Gegen England war er vor drei Monaten im selben Match der Spieler mit den meisten Ballkontakten, Pässen, Zweikampfsiegen, Balleroberungen und gelaufenen Kilometern. Und so hat es in Barcelona bis heute keine Stimme gegeben, die sein Ablöse von 75 Millionen Euro als hoch kritisiert hätte, im Gegenteil: Seit Langem hat kein Zugang derart einstimmige Euphorie ausgelöst.

Ajax-Sportdirektor Overmars lockt das Talent erst spät nach Amsterdam

Der Weg zu seinem selbsterklärten Traumklub begann für de Jong auf einer steinigen Straße seines Heimatorts Arkel („Bei uns gab es keine hippen Kunstrasenplätze oder Fußballkäfige“). Die Versuchung ist groß, seine Improvisationskunst und Abenteuerlust auch von diesen Wurzeln herzuleiten. Als Instinktfußballer bezeichnet er sich selbst, und ein freier Geist war er auch immer.

Wo seine Eltern als ersten Verein ihren Lieblingsklub Feyenoord im nahen Rotterdam favorisierten, entschied er sich für das kleinere Willem II Tilburg. Dort blieb er, bis er mit 19 einem langen Werben von Ajax-Sportdirektor Marc Overmars erlag.

Der Ex-Nationalspieler hatte ihn beiläufig bei einem U16-Jugendmatch entdeckt: „Es brauchte nur drei Ballkontakte, um zu sehen, dass er besonders war. Wie er den Ball annahm, sich drehte, weiterspielte – er hatte ‚es’“.

Sein teurer Sportwagen ist de Jong peinlich

Mit „dem“ dirigierte er Ajax vorige Saison bis ins Halbfinale der Champions League. Die Schwingungen des jungen, frischen Teams personifizierte er auch außerhalb des Platzes. „Ich bin ein positiver und optimistischer Typ, und ich glaube, das Leben ist großartig“, sagte er mal über sich selbst.
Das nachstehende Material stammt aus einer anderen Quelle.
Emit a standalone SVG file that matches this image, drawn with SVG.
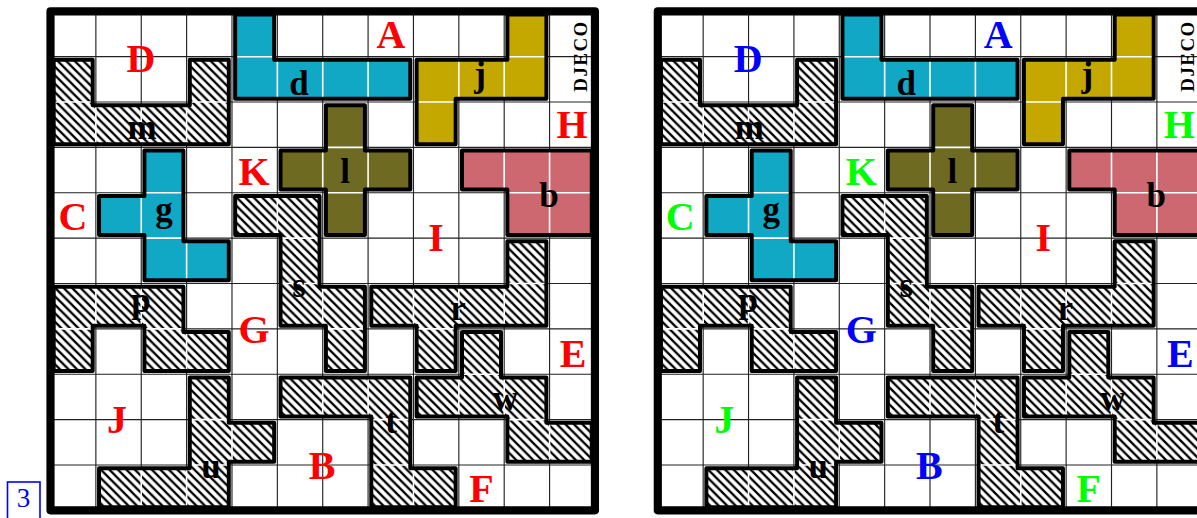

De Jong gibt sich bodenständig und zugänglich, der übliche Branchenluxus wirkt bei ihm bisher eher zweitrangig. Wenn er von Ajax mit seinem Klub-Mercedes nach Hause kam, parkte er lieber weit weg, erzählte sein Vater einmal: Der opulente Sportwagen sei ihm peinlich gewesen.

In Barcelona staunten sie derweil, als er nach der Wahl zum besten Spieler seiner Heimpremiere gegen Arsenal erklärte, andere seien besser gewesen. Oder als er sich auf dem Rückflug von einer Testpartie gegen Neapel sofort das Tablet schnappte, um seine Schwächen zu analysieren.

Bondscoach Koeman sieht de Jong in der Bringschuld

Anlass zur Selbstkritik findet er immer. „Ich kann mehr zeigen“, sagt er nach den ersten drei Ligaspielen, während im Verein an seiner Kompatibilität mit dem angestammten Ballverteiler Sergio Busquets gefeilt wird.

„Barca nutzt die Qualitäten von de Jong nicht, es muss sich ihm anpassen“, zürnt aus den Niederlanden die Trainerikone Louis van Gaal, während Bondscoach Ronald Koeman seinen Spieler in der Bringschuld sieht: „Er muss sich umstellen, aber er hat genug Talent dafür.“

Läuft es dann erst wie in Holland, lächelt de Jong wie ein Kind und ist trotzdem Chef der Großen – dann wird auch Barca die Zukunft genießen.